Records from a collection
········
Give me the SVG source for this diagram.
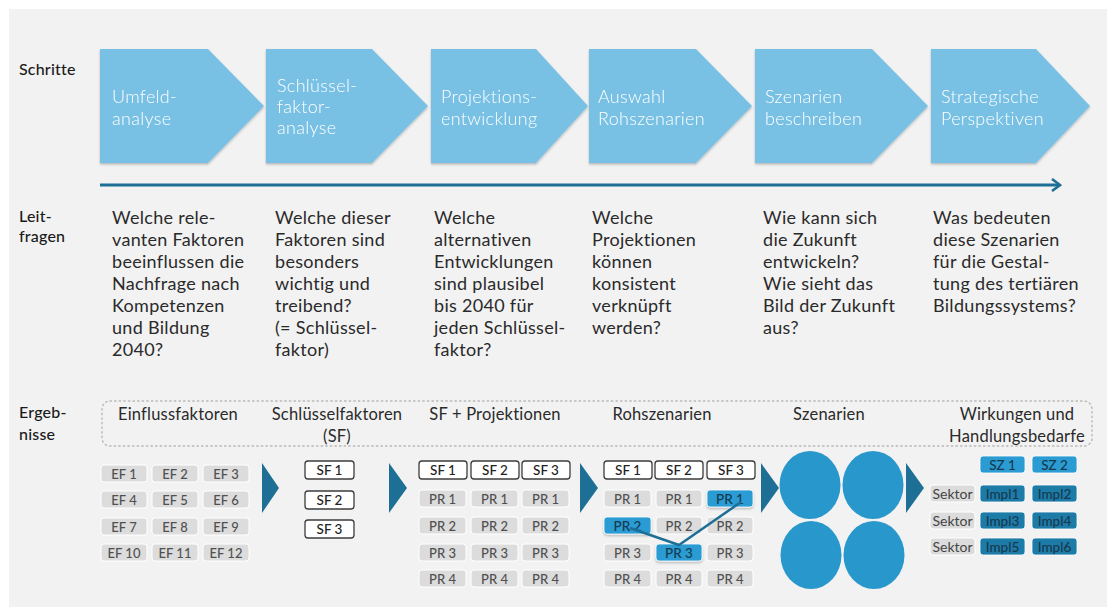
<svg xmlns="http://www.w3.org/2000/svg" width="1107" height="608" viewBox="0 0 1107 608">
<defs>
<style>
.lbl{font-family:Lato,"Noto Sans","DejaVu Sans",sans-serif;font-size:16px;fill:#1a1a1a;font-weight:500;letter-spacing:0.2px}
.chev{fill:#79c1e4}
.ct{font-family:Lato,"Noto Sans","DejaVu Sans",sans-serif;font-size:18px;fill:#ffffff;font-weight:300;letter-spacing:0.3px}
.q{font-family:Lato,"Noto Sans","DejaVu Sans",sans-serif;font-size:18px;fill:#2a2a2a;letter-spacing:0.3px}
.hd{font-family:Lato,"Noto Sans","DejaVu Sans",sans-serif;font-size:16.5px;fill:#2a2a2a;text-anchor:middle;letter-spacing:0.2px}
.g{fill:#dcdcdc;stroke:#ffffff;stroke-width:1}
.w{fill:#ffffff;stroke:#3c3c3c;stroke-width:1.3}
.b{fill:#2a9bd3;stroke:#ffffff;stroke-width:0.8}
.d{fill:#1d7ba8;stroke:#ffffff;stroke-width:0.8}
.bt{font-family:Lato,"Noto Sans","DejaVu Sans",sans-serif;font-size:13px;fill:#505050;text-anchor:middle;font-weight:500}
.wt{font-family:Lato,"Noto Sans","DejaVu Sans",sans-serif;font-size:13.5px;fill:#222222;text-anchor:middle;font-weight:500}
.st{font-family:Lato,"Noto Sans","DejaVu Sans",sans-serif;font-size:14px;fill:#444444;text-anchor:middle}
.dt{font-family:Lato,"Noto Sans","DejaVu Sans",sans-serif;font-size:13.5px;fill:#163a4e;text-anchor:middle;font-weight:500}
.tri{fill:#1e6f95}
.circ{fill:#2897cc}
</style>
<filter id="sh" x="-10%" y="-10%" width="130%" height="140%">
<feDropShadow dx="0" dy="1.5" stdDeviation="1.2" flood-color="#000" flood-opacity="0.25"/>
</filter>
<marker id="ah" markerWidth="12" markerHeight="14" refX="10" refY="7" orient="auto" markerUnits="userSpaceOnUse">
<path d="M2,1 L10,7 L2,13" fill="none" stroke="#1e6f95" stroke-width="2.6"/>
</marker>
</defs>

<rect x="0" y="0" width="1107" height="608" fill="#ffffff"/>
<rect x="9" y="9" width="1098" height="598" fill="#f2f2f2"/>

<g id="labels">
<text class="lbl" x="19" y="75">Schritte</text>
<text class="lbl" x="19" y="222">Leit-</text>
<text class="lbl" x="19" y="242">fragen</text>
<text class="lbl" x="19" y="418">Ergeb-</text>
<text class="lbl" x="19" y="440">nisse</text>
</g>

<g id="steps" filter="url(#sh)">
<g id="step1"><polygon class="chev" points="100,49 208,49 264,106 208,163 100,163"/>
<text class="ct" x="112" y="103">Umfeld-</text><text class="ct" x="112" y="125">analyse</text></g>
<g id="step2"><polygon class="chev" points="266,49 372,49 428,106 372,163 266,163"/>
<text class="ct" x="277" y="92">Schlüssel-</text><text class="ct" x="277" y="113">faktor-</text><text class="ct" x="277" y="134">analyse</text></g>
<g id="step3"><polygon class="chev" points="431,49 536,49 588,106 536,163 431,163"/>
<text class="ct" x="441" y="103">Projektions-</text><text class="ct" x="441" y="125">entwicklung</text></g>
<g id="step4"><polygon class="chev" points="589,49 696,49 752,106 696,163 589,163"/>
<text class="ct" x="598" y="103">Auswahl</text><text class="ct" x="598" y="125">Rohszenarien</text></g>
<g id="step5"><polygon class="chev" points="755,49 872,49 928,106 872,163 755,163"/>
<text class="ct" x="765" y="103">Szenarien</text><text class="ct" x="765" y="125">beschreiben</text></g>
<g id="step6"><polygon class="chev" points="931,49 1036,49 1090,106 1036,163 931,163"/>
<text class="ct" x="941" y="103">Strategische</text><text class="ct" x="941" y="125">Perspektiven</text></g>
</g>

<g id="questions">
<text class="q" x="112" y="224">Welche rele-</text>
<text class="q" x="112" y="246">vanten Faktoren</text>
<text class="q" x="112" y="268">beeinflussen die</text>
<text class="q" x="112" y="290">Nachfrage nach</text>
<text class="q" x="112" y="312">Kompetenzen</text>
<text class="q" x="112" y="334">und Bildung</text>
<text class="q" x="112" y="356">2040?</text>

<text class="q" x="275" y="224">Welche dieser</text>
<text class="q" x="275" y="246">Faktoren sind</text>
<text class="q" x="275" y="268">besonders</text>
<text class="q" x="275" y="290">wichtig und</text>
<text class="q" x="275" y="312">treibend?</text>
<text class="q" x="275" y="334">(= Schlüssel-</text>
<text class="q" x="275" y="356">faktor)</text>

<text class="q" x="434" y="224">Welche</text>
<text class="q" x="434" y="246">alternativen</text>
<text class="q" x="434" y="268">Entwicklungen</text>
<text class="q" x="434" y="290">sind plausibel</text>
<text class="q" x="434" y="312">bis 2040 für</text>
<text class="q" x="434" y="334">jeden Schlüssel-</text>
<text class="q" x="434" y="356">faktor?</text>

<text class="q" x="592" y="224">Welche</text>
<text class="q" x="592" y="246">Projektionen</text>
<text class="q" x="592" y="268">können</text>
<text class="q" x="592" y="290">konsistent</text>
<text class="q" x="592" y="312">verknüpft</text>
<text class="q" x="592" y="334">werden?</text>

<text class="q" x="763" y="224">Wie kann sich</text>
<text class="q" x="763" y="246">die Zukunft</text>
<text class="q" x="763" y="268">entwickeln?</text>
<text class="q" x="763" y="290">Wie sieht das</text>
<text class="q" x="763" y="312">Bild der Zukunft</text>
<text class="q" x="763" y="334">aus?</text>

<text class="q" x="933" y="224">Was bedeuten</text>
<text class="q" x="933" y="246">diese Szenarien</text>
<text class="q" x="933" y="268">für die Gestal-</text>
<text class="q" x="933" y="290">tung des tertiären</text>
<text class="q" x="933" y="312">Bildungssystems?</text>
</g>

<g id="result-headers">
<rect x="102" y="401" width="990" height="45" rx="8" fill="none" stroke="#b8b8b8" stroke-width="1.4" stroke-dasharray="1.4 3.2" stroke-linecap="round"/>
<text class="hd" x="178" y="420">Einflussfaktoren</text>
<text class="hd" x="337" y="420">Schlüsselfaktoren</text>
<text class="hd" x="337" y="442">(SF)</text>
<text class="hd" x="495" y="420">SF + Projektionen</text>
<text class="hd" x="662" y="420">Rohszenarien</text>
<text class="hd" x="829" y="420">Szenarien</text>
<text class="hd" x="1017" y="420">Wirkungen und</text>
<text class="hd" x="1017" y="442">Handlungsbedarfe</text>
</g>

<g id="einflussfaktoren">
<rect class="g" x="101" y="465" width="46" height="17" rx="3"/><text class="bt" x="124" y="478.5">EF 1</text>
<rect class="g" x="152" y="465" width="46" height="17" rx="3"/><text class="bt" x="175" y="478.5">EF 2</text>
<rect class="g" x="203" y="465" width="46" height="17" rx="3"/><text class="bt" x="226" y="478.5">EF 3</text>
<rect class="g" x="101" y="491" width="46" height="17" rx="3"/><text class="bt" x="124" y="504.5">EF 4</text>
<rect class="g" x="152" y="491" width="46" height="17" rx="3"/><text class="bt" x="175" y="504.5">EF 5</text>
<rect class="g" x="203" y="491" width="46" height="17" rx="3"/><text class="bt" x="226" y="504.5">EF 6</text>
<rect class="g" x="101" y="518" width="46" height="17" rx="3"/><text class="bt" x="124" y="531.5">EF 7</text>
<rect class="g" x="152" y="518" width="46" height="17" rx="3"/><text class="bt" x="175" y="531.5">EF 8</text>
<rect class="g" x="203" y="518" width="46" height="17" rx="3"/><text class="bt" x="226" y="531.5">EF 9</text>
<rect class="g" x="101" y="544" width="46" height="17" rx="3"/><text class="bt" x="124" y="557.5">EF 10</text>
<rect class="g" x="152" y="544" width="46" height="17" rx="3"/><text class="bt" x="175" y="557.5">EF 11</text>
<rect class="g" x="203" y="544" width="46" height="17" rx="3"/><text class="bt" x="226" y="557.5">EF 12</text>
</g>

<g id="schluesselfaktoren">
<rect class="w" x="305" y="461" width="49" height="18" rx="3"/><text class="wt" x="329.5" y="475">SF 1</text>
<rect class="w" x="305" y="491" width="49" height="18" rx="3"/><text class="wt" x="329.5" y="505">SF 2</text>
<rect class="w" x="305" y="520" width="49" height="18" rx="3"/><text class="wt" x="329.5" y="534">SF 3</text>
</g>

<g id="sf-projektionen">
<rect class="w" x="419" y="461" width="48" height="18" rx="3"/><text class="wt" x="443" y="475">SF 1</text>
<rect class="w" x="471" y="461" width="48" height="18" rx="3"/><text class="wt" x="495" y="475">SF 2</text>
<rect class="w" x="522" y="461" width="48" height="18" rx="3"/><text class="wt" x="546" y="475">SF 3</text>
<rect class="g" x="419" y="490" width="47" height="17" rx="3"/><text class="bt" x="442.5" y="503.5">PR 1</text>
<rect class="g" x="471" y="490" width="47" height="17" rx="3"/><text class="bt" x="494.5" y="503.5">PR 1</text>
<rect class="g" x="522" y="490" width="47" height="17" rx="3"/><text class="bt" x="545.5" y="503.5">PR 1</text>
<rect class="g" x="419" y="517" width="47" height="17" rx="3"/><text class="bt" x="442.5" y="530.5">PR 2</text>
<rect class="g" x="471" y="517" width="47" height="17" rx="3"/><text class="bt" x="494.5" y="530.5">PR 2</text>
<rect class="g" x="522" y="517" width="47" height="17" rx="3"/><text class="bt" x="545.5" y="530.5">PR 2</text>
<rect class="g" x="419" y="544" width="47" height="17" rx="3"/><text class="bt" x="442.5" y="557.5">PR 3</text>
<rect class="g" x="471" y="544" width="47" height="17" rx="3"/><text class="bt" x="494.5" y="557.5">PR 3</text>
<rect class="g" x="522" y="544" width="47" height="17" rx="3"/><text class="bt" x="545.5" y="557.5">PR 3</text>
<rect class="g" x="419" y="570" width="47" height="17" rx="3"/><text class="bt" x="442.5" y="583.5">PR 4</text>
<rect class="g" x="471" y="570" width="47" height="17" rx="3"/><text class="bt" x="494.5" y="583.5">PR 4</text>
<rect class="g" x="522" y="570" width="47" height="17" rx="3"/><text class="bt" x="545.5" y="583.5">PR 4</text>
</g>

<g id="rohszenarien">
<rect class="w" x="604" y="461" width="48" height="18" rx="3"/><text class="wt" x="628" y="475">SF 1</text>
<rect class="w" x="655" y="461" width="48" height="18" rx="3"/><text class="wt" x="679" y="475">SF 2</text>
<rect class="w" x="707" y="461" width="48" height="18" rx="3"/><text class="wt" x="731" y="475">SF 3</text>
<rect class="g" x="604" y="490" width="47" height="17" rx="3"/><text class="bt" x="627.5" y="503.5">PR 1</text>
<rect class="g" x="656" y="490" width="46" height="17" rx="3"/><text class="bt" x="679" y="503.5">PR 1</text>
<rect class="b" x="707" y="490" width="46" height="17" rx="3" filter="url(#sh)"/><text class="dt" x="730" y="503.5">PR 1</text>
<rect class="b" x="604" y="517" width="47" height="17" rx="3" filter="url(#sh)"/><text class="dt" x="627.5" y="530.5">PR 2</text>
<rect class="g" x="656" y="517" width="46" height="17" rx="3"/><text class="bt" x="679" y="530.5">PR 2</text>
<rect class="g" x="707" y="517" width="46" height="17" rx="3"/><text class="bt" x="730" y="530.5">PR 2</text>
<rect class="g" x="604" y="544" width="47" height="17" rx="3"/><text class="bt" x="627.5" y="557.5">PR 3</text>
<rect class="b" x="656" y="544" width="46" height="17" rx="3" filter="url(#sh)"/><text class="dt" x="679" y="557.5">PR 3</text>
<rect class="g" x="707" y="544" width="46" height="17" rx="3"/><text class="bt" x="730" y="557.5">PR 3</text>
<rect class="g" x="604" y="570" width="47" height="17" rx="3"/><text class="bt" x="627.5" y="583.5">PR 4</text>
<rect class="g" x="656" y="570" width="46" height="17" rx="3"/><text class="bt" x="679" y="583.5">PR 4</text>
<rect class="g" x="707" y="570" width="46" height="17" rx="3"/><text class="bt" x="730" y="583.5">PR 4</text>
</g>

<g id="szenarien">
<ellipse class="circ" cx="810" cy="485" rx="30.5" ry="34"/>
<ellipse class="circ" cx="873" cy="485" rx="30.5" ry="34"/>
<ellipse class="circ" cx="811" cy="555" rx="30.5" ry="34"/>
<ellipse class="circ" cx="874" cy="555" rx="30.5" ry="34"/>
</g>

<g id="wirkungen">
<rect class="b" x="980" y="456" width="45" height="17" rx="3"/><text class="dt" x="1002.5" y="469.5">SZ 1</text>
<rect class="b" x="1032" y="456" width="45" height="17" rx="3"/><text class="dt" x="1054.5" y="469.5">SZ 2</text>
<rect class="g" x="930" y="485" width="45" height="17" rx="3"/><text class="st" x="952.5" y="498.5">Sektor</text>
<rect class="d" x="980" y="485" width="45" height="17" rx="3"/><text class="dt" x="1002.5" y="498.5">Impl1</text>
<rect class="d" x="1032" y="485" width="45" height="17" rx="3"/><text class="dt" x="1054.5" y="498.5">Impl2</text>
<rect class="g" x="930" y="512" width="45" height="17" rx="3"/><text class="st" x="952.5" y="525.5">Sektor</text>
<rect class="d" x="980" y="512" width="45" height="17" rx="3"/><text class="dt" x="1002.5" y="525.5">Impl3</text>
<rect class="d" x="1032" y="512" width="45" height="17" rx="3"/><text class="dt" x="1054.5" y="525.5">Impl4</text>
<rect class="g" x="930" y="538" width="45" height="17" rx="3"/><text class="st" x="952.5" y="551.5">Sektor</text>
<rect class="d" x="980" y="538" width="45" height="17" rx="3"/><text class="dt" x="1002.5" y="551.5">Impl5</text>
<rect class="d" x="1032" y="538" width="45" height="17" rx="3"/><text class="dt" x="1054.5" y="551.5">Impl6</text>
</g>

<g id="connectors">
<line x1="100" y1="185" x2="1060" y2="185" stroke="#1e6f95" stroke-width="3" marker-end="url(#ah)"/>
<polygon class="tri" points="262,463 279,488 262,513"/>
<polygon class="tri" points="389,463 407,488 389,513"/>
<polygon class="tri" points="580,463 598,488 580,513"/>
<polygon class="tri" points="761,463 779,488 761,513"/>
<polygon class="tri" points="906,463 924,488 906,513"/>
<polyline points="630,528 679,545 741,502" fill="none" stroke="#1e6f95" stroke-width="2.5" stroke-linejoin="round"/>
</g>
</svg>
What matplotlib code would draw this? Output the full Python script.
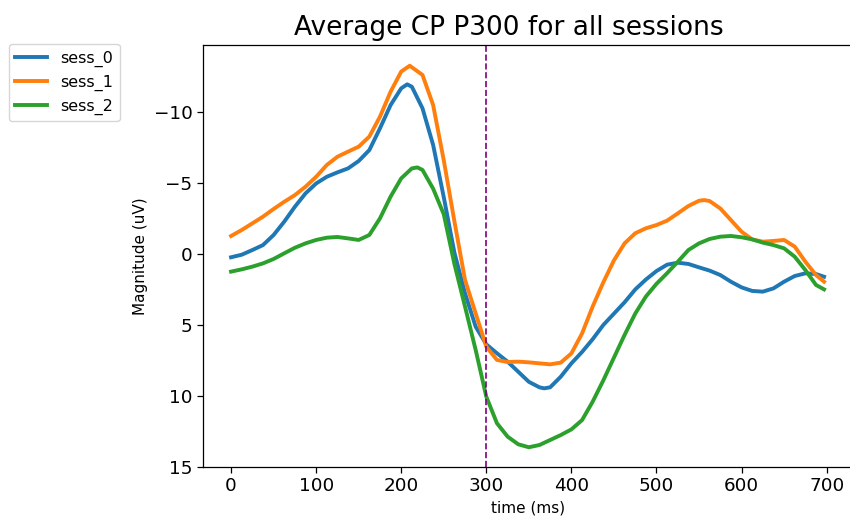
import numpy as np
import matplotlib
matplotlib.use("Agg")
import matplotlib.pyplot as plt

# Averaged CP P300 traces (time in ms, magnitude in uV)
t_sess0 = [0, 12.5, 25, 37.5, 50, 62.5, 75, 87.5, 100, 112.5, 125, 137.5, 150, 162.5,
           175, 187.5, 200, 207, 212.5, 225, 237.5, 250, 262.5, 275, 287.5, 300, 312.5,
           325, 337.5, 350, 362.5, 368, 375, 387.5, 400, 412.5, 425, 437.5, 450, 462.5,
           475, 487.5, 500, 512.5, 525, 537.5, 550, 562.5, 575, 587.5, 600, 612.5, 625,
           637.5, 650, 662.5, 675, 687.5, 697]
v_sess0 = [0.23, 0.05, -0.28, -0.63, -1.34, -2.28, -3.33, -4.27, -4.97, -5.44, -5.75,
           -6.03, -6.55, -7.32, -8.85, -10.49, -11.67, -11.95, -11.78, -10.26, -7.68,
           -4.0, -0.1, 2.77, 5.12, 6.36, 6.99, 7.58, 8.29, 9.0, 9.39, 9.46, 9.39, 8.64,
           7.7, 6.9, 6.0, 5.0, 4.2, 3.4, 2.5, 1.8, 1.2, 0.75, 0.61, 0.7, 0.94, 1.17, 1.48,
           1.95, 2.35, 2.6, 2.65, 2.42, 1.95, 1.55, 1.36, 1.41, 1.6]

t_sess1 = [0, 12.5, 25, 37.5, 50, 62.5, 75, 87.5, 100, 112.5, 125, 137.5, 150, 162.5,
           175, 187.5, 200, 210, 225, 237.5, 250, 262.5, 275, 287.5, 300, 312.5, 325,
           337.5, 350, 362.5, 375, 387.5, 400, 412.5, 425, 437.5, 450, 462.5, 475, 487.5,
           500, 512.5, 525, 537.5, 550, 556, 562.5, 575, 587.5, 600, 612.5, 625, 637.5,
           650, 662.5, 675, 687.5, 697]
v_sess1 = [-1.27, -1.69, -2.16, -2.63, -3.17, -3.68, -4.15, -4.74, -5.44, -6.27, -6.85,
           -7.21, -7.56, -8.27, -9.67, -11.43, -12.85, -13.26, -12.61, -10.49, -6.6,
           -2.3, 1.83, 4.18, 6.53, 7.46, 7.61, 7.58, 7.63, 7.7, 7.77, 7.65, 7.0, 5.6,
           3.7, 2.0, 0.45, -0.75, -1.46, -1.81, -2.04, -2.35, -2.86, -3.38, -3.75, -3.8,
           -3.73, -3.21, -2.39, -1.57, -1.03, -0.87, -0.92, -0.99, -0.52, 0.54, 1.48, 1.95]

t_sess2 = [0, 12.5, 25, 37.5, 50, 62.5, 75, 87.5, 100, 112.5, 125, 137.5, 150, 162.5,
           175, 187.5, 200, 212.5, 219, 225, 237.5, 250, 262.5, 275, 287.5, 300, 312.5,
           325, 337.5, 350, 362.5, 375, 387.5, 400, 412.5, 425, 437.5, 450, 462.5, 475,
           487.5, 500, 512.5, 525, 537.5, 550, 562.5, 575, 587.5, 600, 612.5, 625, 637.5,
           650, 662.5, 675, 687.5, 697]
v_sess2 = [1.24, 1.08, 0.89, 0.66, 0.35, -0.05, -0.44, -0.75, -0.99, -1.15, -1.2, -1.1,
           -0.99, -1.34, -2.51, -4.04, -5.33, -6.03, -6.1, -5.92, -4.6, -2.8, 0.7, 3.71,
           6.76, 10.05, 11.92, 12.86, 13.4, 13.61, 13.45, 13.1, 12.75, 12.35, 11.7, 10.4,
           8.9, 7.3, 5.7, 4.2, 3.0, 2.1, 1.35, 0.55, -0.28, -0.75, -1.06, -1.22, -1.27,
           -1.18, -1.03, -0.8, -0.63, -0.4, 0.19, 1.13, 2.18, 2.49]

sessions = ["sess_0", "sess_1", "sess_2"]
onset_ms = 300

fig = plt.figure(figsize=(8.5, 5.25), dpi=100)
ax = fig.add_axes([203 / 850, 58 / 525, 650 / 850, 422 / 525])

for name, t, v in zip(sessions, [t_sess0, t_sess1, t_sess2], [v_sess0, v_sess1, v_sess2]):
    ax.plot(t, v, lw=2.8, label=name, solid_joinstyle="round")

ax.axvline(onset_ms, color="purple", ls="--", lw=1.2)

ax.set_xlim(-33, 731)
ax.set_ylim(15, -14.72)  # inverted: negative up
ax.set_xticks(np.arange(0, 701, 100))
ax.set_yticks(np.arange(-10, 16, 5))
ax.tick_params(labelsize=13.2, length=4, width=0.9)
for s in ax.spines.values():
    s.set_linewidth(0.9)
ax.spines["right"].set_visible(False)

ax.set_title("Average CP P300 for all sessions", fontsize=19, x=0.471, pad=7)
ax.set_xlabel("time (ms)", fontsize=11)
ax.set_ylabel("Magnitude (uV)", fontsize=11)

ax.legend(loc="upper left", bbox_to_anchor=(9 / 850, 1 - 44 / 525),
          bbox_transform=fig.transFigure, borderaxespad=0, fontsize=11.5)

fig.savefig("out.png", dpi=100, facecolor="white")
········
WRITTEN PROBLEM — Copy out the listing above from the line containing "What matplotlib code" to the line containing "1.95, 2.35, 2.6, 2.65, 2.42, 1.95, 1.55, 1.36, 1.41, 1.6]", both included, exactly as written and minus the images.

WRITTEN SOLUTION —
What matplotlib code would draw this? Output the full Python script.
import numpy as np
import matplotlib
matplotlib.use("Agg")
import matplotlib.pyplot as plt

# Averaged CP P300 traces (time in ms, magnitude in uV)
t_sess0 = [0, 12.5, 25, 37.5, 50, 62.5, 75, 87.5, 100, 112.5, 125, 137.5, 150, 162.5,
           175, 187.5, 200, 207, 212.5, 225, 237.5, 250, 262.5, 275, 287.5, 300, 312.5,
           325, 337.5, 350, 362.5, 368, 375, 387.5, 400, 412.5, 425, 437.5, 450, 462.5,
           475, 487.5, 500, 512.5, 525, 537.5, 550, 562.5, 575, 587.5, 600, 612.5, 625,
           637.5, 650, 662.5, 675, 687.5, 697]
v_sess0 = [0.23, 0.05, -0.28, -0.63, -1.34, -2.28, -3.33, -4.27, -4.97, -5.44, -5.75,
           -6.03, -6.55, -7.32, -8.85, -10.49, -11.67, -11.95, -11.78, -10.26, -7.68,
           -4.0, -0.1, 2.77, 5.12, 6.36, 6.99, 7.58, 8.29, 9.0, 9.39, 9.46, 9.39, 8.64,
           7.7, 6.9, 6.0, 5.0, 4.2, 3.4, 2.5, 1.8, 1.2, 0.75, 0.61, 0.7, 0.94, 1.17, 1.48,
           1.95, 2.35, 2.6, 2.65, 2.42, 1.95, 1.55, 1.36, 1.41, 1.6]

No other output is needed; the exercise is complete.